The Corner

Politics & Policy

The Health-Care Morass

President Trump talks to reporters as he stands with Republican Senate leaders on Capitol Hill, January 9, 2019. (Jim Young/Reuters)

President Trump announced over Twitter this morning that “some very talented people” are “now developing for me & the Republican Party” a replacement for the Affordable Care Act, aka Obamacare, that “will be on full display during the Election as a much better & less expensive alternative.” They better work quickly, and carefully. Health care is a morass. Few politicians, Democratic or Republican, emerge from the issue unscathed.
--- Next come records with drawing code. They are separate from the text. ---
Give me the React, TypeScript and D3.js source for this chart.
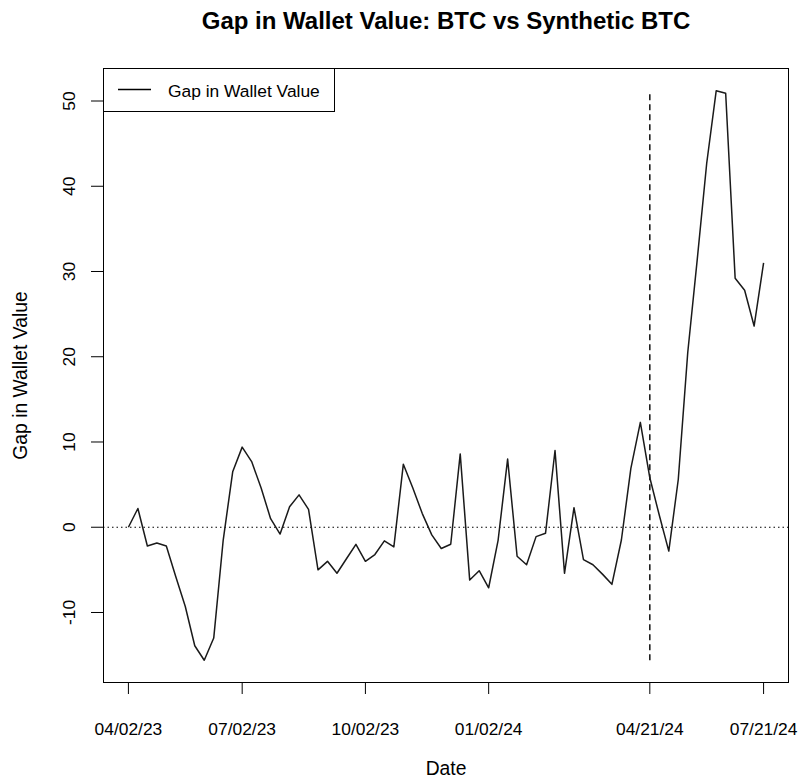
import React from "react";
import * as d3 from "d3";

const gapValues: number[] = [
  0.0, 2.2, -2.2, -1.85, -2.2, -5.8, -9.3, -13.9, -15.6, -13.0,
  -1.5, 6.5, 9.4, 7.7, 4.6, 1.0, -0.8, 2.4, 3.8, 2.1,
  -5.0, -4.0, -5.4, -3.7, -2.0, -4.0, -3.2, -1.6, -2.3, 7.4,
  4.6, 1.6, -0.9, -2.5, -2.0, 8.6, -6.2, -5.1, -7.1, -1.5,
  8.0, -3.4, -4.4, -1.1, -0.7, 9.0, -5.4, 2.3, -3.8, -4.4,
  -5.5, -6.7, -1.5, 6.9, 12.3, 5.8, 1.4, -2.8, 5.6, 20.5,
  31.4, 42.7, 51.2, 50.9, 29.2, 27.8, 23.6, 31.0,
];

const xTickIndex: number[] = [0, 12, 25, 38, 55, 67];
const xTickLabels: string[] = ["04/02/23", "07/02/23", "10/02/23", "01/02/24", "04/21/24", "07/21/24"];
const yTicks: number[] = [-10, 0, 10, 20, 30, 40, 50];
const markerIndex = 55;

const W = 799;
const H = 778;
const L = 103, R = 789, T = 68, B = 683;
const FONT = "'Liberation Sans', Arial, Helvetica, sans-serif";

export default function App() {
  const n = gapValues.length;
  const xr = n - 1;
  const x = d3.scaleLinear().domain([-0.04 * xr, xr + 0.04 * xr]).range([L, R]);
  const ymin = d3.min(gapValues)!;
  const ymax = d3.max(gapValues)!;
  const yr = ymax - ymin;
  const y = d3.scaleLinear().domain([ymin - 0.04 * yr, ymax + 0.04 * yr]).range([B, T]);

  const line = d3
    .line<number>()
    .x((_, i) => x(i))
    .y((d) => y(d));

  const tickLen = 11;

  return (
    <svg
      width={W}
      height={H}
      style={{ position: "absolute", left: 0, top: 0, background: "#fff" }}
      fontFamily={FONT}
    >
      <rect x={0} y={0} width={W} height={H} fill="#fff" />
      {/* title */}
      <text x={(L + R) / 2} y={29} textAnchor="middle" fontSize={24} fontWeight="bold" fill="#000">
        Gap in Wallet Value: BTC vs Synthetic BTC
      </text>

      {/* zero reference line */}
      <line
        x1={L}
        x2={R}
        y1={y(0)}
        y2={y(0)}
        stroke="#000"
        strokeWidth={1.2}
        strokeDasharray="1.5,3"
      />

      {/* vertical marker */}
      <line
        x1={x(markerIndex)}
        x2={x(markerIndex)}
        y1={y(ymin)}
        y2={y(ymax)}
        stroke="#000"
        strokeWidth={1.4}
        strokeDasharray="6,4"
      />

      {/* data line */}
      <path d={line(gapValues) || ""} fill="none" stroke="#1a1a1a" strokeWidth={1.5} strokeLinejoin="round" />

      {/* box */}
      <rect x={L + 0.5} y={T + 0.5} width={R - L - 1} height={B - T - 1} fill="none" stroke="#000" strokeWidth={1} />

      {/* x axis ticks */}
      {xTickIndex.map((idx, i) => (
        <g key={"xt" + i}>
          <line x1={x(idx)} x2={x(idx)} y1={B} y2={B + tickLen} stroke="#000" strokeWidth={1} />
          <text x={x(idx)} y={735} textAnchor="middle" fontSize={17.4} fill="#000">
            {xTickLabels[i]}
          </text>
        </g>
      ))}

      {/* y axis ticks */}
      {yTicks.map((v) => (
        <g key={"yt" + v}>
          <line x1={L - tickLen - 1} x2={L} y1={y(v)} y2={y(v)} stroke="#000" strokeWidth={1} />
          <text
            transform={`translate(74.5,${y(v)}) rotate(-90)`}
            textAnchor="middle"
            fontSize={17.4}
            fill="#000"
          >
            {v}
          </text>
        </g>
      ))}

      {/* axis titles */}
      <text x={(L + R) / 2} y={775} textAnchor="middle" fontSize={19.3} fill="#000">
        Date
      </text>
      <text
        transform={`translate(27,${(T + B) / 2}) rotate(-90)`}
        textAnchor="middle"
        fontSize={19.3}
        fill="#000"
      >
        Gap in Wallet Value
      </text>

      {/* legend */}
      <rect x={L + 0.5} y={T + 0.5} width={231} height={43} fill="#fff" stroke="#000" strokeWidth={1} />
      <line x1={118} x2={151} y1={89.5} y2={89.5} stroke="#000" strokeWidth={1.4} />
      <text x={168} y={97} fontSize={17.4} fill="#000">
        Gap in Wallet Value
      </text>
    </svg>
  );
}
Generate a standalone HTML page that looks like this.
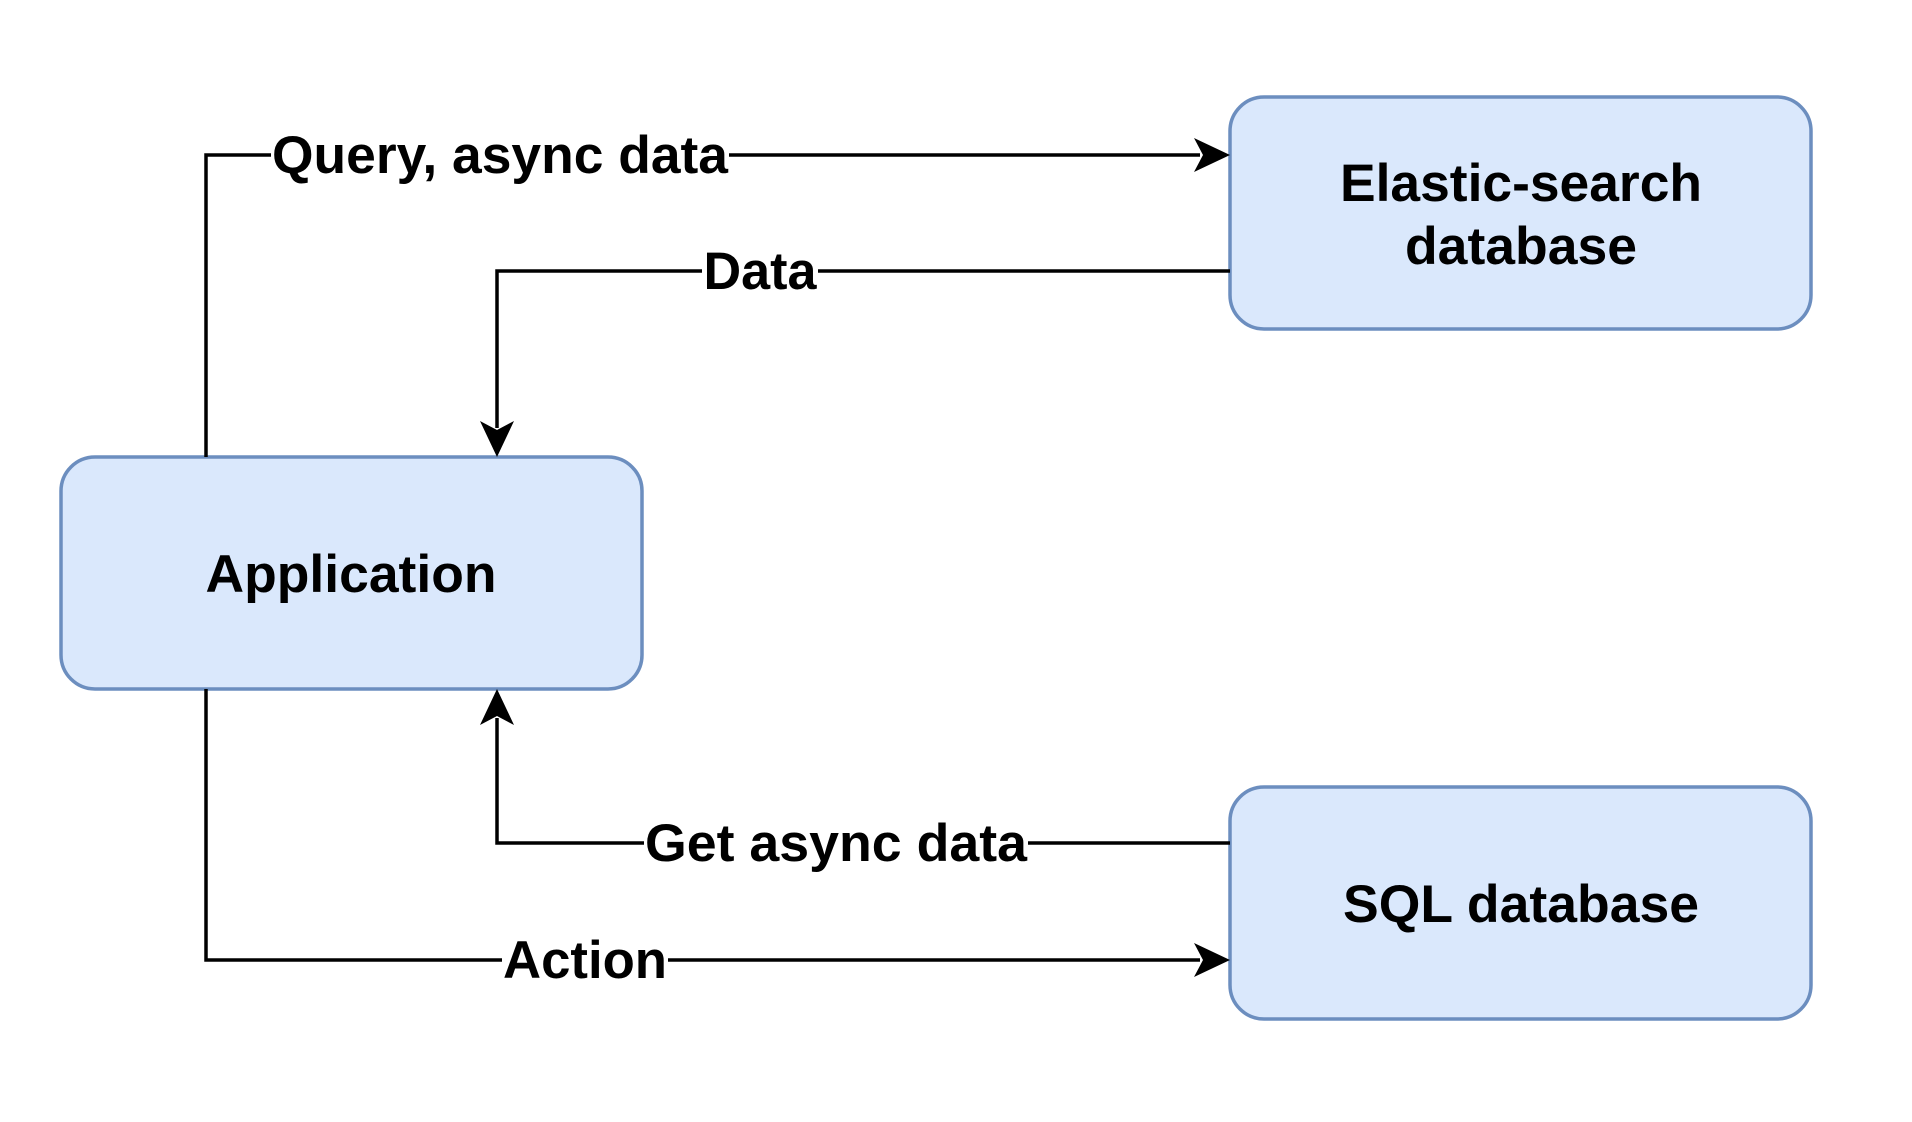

Random House defines an “aginner” as “a person who opposes a plan, proposed legislation, or any drastic change.” When it comes to the politics of health care and entitlements, aginners have the advantage. It is far safer for a candidate to attack proposed overhauls of American public insurance and pensions than it is to defend them. In 1994, Republicans benefited from public opposition to Hillary Clinton’s health reform. In 2010, Republicans won the House on the pledge to repeal Obamacare. Continued fallout from Obamacare’s troubled launch in 2013 helped the GOP retain the House and win the Senate the following year.

But aginners are not Republicans. They target both parties. They went after the GOP in 2005 when George W. Bush attempted to introduce personal accounts to Social Security. In 2018, Democrats attacked Republicans for their purported willingness to repeal Obamacare without guaranteeing that Americans with pre-existing medical conditions would be insured. Forty-one percent of respondents in the national exit poll last year said health care was the most important issue in the country. These voters broke Democratic, 75 percent to 23 percent.

The 2020 election presents aginners with a choice. Whom do they fear more: aloof Republicans or radical Democrats? Democrats will recycle the pre-existing conditions argument from 2018. Republicans, meanwhile, will denounce Progressive and democratic-socialist plans for Medicare for All and further centralization and regulation of medicine.

A Trump proposal would further complicate matters by giving Democrats a target. One is necessary, though, not only for policy reasons but to preempt the pre-existing conditions attack. Trump and Republicans have to explain how they’ll improve American health care, while retaining the elements of the system that voters like. But they can’t be seen as going too far. That would rile up the aginners. And you need them on your side.